**Material for this exercise:**
++++++++++++++++++++

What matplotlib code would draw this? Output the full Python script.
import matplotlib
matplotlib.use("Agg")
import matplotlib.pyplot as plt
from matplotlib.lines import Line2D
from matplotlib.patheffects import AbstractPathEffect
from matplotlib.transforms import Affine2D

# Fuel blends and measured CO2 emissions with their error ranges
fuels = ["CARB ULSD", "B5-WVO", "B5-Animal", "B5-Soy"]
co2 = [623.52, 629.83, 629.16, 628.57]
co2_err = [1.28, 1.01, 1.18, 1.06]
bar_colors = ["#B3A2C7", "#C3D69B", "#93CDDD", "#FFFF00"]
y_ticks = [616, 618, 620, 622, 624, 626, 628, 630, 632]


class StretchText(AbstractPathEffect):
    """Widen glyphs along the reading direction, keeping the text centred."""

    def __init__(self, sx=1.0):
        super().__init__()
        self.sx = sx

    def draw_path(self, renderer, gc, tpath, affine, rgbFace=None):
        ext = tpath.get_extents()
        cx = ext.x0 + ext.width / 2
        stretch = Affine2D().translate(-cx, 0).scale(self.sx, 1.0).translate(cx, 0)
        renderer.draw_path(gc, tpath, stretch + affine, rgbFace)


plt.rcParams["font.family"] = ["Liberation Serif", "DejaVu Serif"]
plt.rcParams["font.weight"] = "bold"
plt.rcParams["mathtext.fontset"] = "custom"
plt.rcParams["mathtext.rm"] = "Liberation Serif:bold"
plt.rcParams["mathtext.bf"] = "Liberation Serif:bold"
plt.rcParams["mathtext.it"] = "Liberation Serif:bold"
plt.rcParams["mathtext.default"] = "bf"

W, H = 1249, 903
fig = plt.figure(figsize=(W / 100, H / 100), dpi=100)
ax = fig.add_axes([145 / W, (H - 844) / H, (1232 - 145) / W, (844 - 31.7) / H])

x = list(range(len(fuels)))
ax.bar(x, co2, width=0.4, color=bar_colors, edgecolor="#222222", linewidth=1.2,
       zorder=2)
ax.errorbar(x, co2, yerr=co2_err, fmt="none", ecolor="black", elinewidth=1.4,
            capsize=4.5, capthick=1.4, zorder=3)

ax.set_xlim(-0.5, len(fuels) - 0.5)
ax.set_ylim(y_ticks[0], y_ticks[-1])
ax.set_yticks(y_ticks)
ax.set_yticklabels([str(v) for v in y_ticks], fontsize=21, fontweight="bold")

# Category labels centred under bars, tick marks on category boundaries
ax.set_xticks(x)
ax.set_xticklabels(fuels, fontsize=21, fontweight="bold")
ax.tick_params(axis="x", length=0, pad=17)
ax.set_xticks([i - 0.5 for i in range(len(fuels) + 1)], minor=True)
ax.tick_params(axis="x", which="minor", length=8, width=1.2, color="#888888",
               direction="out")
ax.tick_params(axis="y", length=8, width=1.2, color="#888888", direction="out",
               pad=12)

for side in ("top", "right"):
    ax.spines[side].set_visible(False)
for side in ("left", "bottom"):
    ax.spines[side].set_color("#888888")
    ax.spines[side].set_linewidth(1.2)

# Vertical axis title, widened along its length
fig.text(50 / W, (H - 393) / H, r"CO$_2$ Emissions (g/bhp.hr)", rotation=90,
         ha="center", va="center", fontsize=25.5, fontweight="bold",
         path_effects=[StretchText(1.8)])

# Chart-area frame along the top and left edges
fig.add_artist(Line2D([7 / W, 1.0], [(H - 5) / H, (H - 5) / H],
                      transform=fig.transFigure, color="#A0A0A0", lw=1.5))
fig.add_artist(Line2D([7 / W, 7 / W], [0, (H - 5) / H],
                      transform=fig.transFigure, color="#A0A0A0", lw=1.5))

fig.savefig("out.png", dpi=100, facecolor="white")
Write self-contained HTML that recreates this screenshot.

++++++++++++++++++++

**Exercise task:**
Retype the records in full. Keep every line identical to the original.

**Task response:**
What matplotlib code would draw this? Output the full Python script.
import matplotlib
matplotlib.use("Agg")
import matplotlib.pyplot as plt
from matplotlib.lines import Line2D
from matplotlib.patheffects import AbstractPathEffect
from matplotlib.transforms import Affine2D

# Fuel blends and measured CO2 emissions with their error ranges
fuels = ["CARB ULSD", "B5-WVO", "B5-Animal", "B5-Soy"]
co2 = [623.52, 629.83, 629.16, 628.57]
co2_err = [1.28, 1.01, 1.18, 1.06]
bar_colors = ["#B3A2C7", "#C3D69B", "#93CDDD", "#FFFF00"]
y_ticks = [616, 618, 620, 622, 624, 626, 628, 630, 632]


class StretchText(AbstractPathEffect):
    """Widen glyphs along the reading direction, keeping the text centred."""

    def __init__(self, sx=1.0):
        super().__init__()
        self.sx = sx

    def draw_path(self, renderer, gc, tpath, affine, rgbFace=None):
        ext = tpath.get_extents()
        cx = ext.x0 + ext.width / 2
        stretch = Affine2D().translate(-cx, 0).scale(self.sx, 1.0).translate(cx, 0)
        renderer.draw_path(gc, tpath, stretch + affine, rgbFace)


plt.rcParams["font.family"] = ["Liberation Serif", "DejaVu Serif"]
plt.rcParams["font.weight"] = "bold"
plt.rcParams["mathtext.fontset"] = "custom"
plt.rcParams["mathtext.rm"] = "Liberation Serif:bold"
plt.rcParams["mathtext.bf"] = "Liberation Serif:bold"
plt.rcParams["mathtext.it"] = "Liberation Serif:bold"
plt.rcParams["mathtext.default"] = "bf"

W, H = 1249, 903
fig = plt.figure(figsize=(W / 100, H / 100), dpi=100)
ax = fig.add_axes([145 / W, (H - 844) / H, (1232 - 145) / W, (844 - 31.7) / H])

x = list(range(len(fuels)))
ax.bar(x, co2, width=0.4, color=bar_colors, edgecolor="#222222", linewidth=1.2,
       zorder=2)
ax.errorbar(x, co2, yerr=co2_err, fmt="none", ecolor="black", elinewidth=1.4,
            capsize=4.5, capthick=1.4, zorder=3)

ax.set_xlim(-0.5, len(fuels) - 0.5)
ax.set_ylim(y_ticks[0], y_ticks[-1])
ax.set_yticks(y_ticks)
ax.set_yticklabels([str(v) for v in y_ticks], fontsize=21, fontweight="bold")

# Category labels centred under bars, tick marks on category boundaries
ax.set_xticks(x)
ax.set_xticklabels(fuels, fontsize=21, fontweight="bold")
ax.tick_params(axis="x", length=0, pad=17)
ax.set_xticks([i - 0.5 for i in range(len(fuels) + 1)], minor=True)
ax.tick_params(axis="x", which="minor", length=8, width=1.2, color="#888888",
               direction="out")
ax.tick_params(axis="y", length=8, width=1.2, color="#888888", direction="out",
               pad=12)

for side in ("top", "right"):
    ax.spines[side].set_visible(False)
for side in ("left", "bottom"):
    ax.spines[side].set_color("#888888")
    ax.spines[side].set_linewidth(1.2)

# Vertical axis title, widened along its length
fig.text(50 / W, (H - 393) / H, r"CO$_2$ Emissions (g/bhp.hr)", rotation=90,
         ha="center", va="center", fontsize=25.5, fontweight="bold",
         path_effects=[StretchText(1.8)])

# Chart-area frame along the top and left edges
fig.add_artist(Line2D([7 / W, 1.0], [(H - 5) / H, (H - 5) / H],
                      transform=fig.transFigure, color="#A0A0A0", lw=1.5))
fig.add_artist(Line2D([7 / W, 7 / W], [0, (H - 5) / H],
                      transform=fig.transFigure, color="#A0A0A0", lw=1.5))

fig.savefig("out.png", dpi=100, facecolor="white")
Write self-contained HTML that recreates this screenshot.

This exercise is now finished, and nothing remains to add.